>>>>

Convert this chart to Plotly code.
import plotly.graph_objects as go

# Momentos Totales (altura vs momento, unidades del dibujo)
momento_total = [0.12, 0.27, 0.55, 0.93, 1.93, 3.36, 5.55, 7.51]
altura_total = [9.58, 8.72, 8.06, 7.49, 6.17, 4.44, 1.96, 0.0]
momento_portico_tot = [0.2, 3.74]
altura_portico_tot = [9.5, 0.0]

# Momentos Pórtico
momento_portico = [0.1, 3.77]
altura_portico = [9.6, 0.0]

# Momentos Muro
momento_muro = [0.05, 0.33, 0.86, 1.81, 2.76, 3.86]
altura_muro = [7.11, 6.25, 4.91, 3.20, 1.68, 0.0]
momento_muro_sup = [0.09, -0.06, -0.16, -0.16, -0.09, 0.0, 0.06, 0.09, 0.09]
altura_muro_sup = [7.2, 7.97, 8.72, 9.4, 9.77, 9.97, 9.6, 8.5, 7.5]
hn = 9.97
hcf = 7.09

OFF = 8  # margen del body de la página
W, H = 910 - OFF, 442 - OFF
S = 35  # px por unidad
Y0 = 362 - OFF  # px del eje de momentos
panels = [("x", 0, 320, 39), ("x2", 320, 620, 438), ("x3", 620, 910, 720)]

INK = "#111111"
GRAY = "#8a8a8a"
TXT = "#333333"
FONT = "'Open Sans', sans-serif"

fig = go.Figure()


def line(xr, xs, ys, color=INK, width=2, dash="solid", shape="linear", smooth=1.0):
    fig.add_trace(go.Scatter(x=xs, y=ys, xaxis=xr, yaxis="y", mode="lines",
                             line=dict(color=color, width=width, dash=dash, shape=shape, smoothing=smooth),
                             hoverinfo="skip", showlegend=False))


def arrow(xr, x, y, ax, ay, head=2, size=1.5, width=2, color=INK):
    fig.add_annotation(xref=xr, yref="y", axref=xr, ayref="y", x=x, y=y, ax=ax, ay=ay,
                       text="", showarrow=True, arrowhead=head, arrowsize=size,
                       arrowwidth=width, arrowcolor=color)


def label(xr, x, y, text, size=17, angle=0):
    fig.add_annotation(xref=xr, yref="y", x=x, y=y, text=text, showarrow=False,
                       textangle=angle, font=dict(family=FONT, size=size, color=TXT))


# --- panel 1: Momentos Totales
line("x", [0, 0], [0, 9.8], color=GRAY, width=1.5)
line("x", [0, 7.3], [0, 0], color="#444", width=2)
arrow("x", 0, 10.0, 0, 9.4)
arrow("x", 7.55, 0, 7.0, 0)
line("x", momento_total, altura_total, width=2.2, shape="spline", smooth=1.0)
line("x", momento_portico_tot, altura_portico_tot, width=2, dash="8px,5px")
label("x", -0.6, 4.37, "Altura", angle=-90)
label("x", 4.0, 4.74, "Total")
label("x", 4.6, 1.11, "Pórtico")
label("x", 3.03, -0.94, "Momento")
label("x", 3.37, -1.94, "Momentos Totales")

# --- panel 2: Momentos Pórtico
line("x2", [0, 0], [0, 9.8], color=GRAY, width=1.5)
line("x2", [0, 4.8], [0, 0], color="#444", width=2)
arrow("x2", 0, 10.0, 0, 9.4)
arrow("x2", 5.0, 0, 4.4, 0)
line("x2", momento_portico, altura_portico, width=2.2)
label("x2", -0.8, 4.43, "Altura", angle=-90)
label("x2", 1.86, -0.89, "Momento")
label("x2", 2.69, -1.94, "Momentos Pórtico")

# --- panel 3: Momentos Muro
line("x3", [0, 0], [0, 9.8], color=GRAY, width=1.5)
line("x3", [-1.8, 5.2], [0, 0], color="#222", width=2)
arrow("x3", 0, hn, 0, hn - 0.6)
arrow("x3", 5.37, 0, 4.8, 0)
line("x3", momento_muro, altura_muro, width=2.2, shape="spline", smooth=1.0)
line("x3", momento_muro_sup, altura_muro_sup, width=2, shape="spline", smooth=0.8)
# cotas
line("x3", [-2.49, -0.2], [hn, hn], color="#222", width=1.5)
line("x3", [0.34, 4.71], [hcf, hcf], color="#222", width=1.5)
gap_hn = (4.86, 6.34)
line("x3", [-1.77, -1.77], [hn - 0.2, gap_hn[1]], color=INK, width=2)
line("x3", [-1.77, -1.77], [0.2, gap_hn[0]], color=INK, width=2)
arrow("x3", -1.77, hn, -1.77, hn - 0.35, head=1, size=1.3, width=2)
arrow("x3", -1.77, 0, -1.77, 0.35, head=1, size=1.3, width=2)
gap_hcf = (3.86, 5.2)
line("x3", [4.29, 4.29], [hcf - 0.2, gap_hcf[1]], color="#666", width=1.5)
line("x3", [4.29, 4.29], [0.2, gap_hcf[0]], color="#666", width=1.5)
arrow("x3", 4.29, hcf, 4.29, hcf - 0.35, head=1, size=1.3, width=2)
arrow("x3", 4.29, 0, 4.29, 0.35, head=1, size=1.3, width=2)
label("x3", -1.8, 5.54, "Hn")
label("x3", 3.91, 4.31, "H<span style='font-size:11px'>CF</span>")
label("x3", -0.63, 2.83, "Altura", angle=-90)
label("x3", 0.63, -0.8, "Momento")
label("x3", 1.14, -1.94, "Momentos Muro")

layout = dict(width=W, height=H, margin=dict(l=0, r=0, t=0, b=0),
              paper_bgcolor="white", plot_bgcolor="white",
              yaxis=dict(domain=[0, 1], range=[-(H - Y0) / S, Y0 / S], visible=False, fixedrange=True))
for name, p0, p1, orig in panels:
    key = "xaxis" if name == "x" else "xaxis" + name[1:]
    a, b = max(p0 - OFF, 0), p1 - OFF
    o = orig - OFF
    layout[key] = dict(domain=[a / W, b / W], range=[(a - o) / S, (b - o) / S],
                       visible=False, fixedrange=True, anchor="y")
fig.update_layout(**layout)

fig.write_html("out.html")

<<<<

What are the exact lines from the beginning of the material through the line containing "textangle=angle, font=dict(family=FONT, size=size, color=TXT))"? Write out those lines alone.

» RESULT OF THIS TASK
Convert this chart to Plotly code.
import plotly.graph_objects as go

# Momentos Totales (altura vs momento, unidades del dibujo)
momento_total = [0.12, 0.27, 0.55, 0.93, 1.93, 3.36, 5.55, 7.51]
altura_total = [9.58, 8.72, 8.06, 7.49, 6.17, 4.44, 1.96, 0.0]
momento_portico_tot = [0.2, 3.74]
altura_portico_tot = [9.5, 0.0]

# Momentos Pórtico
momento_portico = [0.1, 3.77]
altura_portico = [9.6, 0.0]

# Momentos Muro
momento_muro = [0.05, 0.33, 0.86, 1.81, 2.76, 3.86]
altura_muro = [7.11, 6.25, 4.91, 3.20, 1.68, 0.0]
momento_muro_sup = [0.09, -0.06, -0.16, -0.16, -0.09, 0.0, 0.06, 0.09, 0.09]
altura_muro_sup = [7.2, 7.97, 8.72, 9.4, 9.77, 9.97, 9.6, 8.5, 7.5]
hn = 9.97
hcf = 7.09

OFF = 8  # margen del body de la página
W, H = 910 - OFF, 442 - OFF
S = 35  # px por unidad
Y0 = 362 - OFF  # px del eje de momentos
panels = [("x", 0, 320, 39), ("x2", 320, 620, 438), ("x3", 620, 910, 720)]

INK = "#111111"
GRAY = "#8a8a8a"
TXT = "#333333"
FONT = "'Open Sans', sans-serif"

fig = go.Figure()


def line(xr, xs, ys, color=INK, width=2, dash="solid", shape="linear", smooth=1.0):
    fig.add_trace(go.Scatter(x=xs, y=ys, xaxis=xr, yaxis="y", mode="lines",
                             line=dict(color=color, width=width, dash=dash, shape=shape, smoothing=smooth),
                             hoverinfo="skip", showlegend=False))


def arrow(xr, x, y, ax, ay, head=2, size=1.5, width=2, color=INK):
    fig.add_annotation(xref=xr, yref="y", axref=xr, ayref="y", x=x, y=y, ax=ax, ay=ay,
                       text="", showarrow=True, arrowhead=head, arrowsize=size,
                       arrowwidth=width, arrowcolor=color)


def label(xr, x, y, text, size=17, angle=0):
    fig.add_annotation(xref=xr, yref="y", x=x, y=y, text=text, showarrow=False,
                       textangle=angle, font=dict(family=FONT, size=size, color=TXT))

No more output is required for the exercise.